Running "nvidia-smi -L" as root restores the visibility of the graphic
cards. At any boot such visibility vanishes. So, it is a small
problem, or no problem. francesco

---------- Forwarded message ----------
From: Francesco Pietra <chiendarret@gmail.com>

Date: Wed, Jun 15, 2011 at 4:37 PM
Subject: Fwd: Fwd: "cuda error cudastreamcreate",
To: Lennart Sorensen <lsorense@csclub.uwaterloo.ca>, amd64 Debian
<debian-amd64@lists.debian.org>

The simulation (pressure equilibration) was completed successfully.
Next run (just a continuation of previous pressure equilibration)
failed, again 'Device Emulation (CPU' , see log file below.
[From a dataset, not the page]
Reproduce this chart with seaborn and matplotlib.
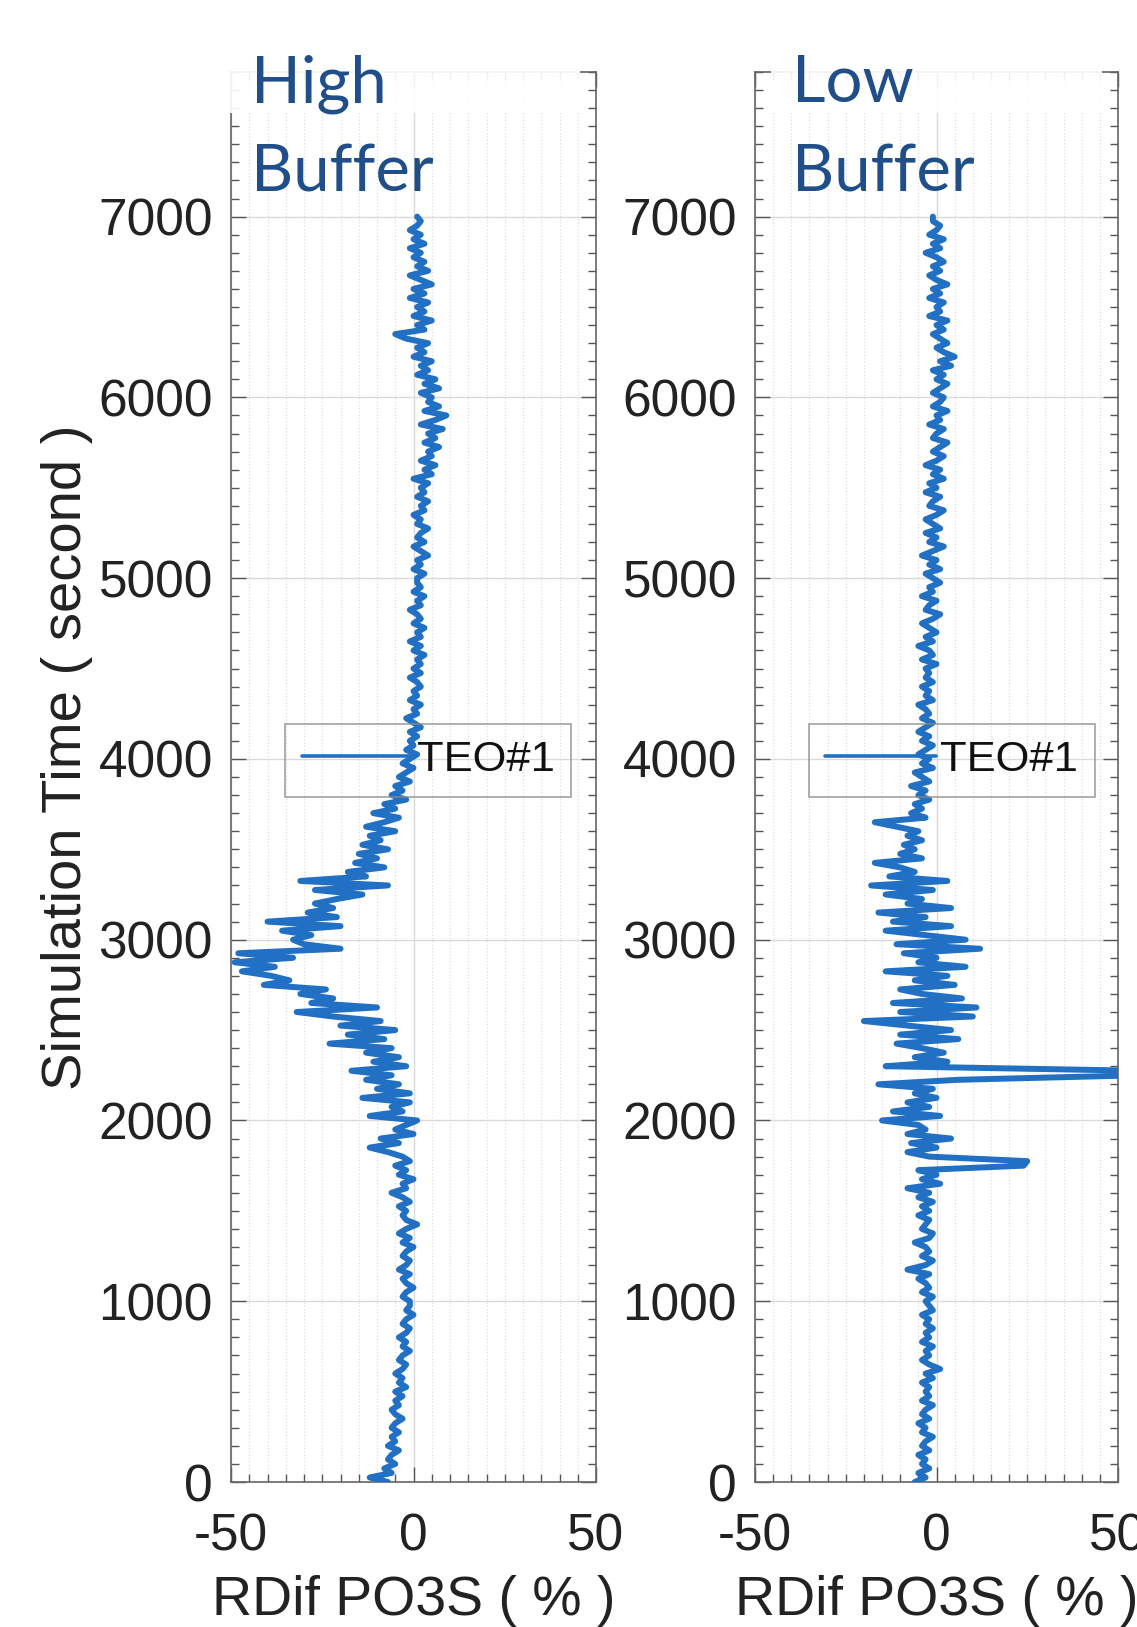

Attempted
again, same error.

# modinfo nvidia
filename: /lib/modules/2.6.38-2-amd64/updates/dkms/nvidia.ko
alias: char-major-195-*
supported: external
license: NVIDIA
alias: pci:v000010DEd00000E00sv*sd*bc04sc80i00*
alias: pci:v000010DEd00000AA3sv*sd*bc0Bsc40i00*
alias: pci:v000010DEd*sv*sd*bc03sc02i00*
alias: pci:v000010DEd*sv*sd*bc03sc00i00*
depends: i2c-core
vermagic: 2.6.38-2-amd64 SMP mod_unload modversions
parm: NVreg_EnableVia4x:int
parm: NVreg_EnableALiAGP:int
parm: NVreg_ReqAGPRate:int
parm: NVreg_EnableAGPSBA:int
parm: NVreg_EnableAGPFW:int
parm: NVreg_Mobile:int
parm: NVreg_ResmanDebugLevel:int
parm: NVreg_RmLogonRC:int
parm: NVreg_ModifyDeviceFiles:int
parm: NVreg_DeviceFileUID:int
parm: NVreg_DeviceFileGID:int
parm: NVreg_DeviceFileMode:int
parm: NVreg_RemapLimit:int
parm: NVreg_UpdateMemoryTypes:int
parm: NVreg_InitializeSystemMemoryAllocations:int
parm: NVreg_UseVBios:int
parm: NVreg_RMEdgeIntrCheck:int
parm: NVreg_UsePageAttributeTable:int
parm: NVreg_EnableMSI:int
parm: NVreg_MapRegistersEarly:int
parm: NVreg_RegisterForACPIEvents:int
parm: NVreg_RegistryDwords:charp
parm: NVreg_RmMsg:charp
parm: NVreg_NvAGP:int

However:

$ nvidia-smi -L
Could not open device /dev/nvidia1 (no such file)
Failed to initialize NVML: unknown error.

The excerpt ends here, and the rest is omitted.